■ BRIEF ■
Print, exactly and with both ends included, the lines below that run from the one containing "Emit a Python" to the one containing "import pandas as pd". Pictures are omitted.

■ STORED RECORDS ■
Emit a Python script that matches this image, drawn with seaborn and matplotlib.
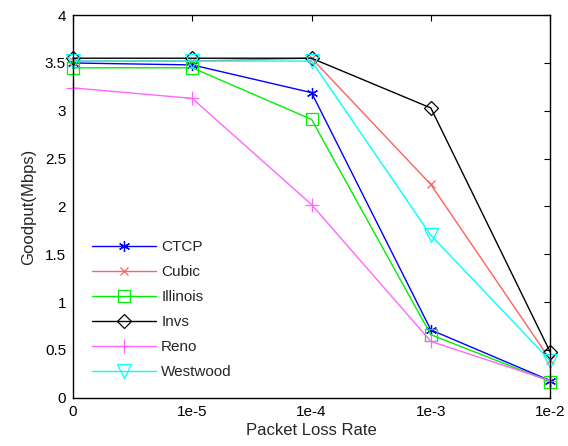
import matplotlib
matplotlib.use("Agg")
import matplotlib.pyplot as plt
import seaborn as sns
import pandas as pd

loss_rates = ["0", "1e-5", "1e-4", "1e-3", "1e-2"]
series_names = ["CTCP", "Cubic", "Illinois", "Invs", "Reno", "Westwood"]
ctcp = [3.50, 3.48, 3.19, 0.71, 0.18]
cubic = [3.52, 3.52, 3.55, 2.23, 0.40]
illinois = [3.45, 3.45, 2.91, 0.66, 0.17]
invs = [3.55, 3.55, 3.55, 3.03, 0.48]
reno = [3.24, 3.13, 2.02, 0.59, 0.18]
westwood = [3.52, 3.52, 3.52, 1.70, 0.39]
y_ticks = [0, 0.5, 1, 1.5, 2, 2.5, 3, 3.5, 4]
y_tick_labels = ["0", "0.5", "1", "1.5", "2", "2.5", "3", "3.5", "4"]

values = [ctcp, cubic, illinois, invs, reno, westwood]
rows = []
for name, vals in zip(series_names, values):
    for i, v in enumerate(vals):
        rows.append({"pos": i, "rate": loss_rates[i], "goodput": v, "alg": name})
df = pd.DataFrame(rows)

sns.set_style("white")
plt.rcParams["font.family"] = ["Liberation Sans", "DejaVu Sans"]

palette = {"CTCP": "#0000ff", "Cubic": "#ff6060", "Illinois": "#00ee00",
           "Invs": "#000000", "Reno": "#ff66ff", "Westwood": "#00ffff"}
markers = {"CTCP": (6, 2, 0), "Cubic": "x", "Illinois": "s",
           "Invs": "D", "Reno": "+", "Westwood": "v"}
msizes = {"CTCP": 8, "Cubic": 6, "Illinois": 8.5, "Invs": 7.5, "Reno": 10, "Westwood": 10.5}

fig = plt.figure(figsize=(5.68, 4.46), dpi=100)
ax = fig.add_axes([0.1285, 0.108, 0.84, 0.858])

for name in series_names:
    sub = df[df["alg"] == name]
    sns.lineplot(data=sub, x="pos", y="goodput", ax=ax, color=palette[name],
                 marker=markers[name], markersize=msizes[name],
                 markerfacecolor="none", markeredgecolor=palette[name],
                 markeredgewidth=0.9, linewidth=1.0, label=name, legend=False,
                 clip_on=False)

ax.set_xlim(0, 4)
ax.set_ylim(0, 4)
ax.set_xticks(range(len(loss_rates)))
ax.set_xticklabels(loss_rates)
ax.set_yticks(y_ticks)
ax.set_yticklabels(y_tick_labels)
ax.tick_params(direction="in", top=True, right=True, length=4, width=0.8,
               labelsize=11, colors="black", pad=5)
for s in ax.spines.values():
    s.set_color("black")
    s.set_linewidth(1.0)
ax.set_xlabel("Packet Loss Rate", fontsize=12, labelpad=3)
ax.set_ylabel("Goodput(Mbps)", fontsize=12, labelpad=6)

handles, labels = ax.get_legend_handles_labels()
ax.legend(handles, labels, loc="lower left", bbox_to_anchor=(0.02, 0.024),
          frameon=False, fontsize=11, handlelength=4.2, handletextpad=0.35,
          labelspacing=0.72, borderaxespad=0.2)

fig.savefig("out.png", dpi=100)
--
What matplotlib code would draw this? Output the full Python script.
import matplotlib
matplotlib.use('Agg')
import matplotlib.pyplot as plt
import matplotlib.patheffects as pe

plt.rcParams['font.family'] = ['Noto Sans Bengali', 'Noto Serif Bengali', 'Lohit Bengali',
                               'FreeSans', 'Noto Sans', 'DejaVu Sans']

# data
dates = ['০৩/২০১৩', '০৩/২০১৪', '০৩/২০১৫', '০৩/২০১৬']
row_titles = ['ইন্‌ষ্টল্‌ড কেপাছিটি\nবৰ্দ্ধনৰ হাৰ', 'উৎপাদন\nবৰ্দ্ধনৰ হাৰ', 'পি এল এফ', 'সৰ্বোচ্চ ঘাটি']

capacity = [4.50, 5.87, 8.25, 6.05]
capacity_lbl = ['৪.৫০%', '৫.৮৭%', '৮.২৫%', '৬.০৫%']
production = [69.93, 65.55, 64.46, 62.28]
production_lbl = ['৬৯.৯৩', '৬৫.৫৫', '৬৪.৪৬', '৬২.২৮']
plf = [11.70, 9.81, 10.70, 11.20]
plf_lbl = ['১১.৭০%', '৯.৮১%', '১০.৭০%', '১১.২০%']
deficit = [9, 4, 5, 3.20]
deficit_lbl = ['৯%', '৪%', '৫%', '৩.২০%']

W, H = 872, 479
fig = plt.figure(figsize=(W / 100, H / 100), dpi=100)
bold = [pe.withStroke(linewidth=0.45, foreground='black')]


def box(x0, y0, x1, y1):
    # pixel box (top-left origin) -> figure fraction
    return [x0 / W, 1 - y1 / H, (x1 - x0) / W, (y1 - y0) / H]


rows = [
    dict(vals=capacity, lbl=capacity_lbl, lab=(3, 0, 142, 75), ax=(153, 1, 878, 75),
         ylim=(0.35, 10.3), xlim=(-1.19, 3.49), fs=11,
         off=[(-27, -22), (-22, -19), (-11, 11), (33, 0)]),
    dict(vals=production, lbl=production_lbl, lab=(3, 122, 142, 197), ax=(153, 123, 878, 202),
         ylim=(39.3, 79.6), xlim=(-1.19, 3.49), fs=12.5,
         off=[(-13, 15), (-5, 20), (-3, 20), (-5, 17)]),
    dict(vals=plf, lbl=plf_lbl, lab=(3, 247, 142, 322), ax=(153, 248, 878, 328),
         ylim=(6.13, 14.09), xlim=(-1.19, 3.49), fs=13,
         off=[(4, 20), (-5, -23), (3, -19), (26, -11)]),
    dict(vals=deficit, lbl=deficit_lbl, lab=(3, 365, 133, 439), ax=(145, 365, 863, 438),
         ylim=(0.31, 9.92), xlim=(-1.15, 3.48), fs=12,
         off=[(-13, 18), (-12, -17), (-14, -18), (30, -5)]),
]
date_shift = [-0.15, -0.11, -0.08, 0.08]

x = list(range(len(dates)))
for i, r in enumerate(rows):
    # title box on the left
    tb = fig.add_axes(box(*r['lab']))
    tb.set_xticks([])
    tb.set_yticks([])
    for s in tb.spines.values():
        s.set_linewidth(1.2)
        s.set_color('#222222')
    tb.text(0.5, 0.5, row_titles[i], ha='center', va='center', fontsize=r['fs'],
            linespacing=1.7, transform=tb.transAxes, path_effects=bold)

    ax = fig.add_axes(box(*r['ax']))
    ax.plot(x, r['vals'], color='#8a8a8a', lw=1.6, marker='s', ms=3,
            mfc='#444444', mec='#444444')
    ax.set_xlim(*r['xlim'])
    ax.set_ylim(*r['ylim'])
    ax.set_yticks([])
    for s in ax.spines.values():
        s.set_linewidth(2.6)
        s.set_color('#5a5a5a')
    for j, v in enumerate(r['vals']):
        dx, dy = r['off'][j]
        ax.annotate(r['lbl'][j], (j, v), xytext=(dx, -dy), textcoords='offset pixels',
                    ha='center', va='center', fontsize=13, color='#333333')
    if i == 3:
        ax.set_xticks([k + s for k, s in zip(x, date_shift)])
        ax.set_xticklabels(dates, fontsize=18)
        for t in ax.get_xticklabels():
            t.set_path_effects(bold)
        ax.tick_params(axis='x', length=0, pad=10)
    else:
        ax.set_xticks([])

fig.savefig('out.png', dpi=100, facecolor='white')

■ RIGHT ANSWER ■
Emit a Python script that matches this image, drawn with seaborn and matplotlib.
import matplotlib
matplotlib.use("Agg")
import matplotlib.pyplot as plt
import seaborn as sns
import pandas as pd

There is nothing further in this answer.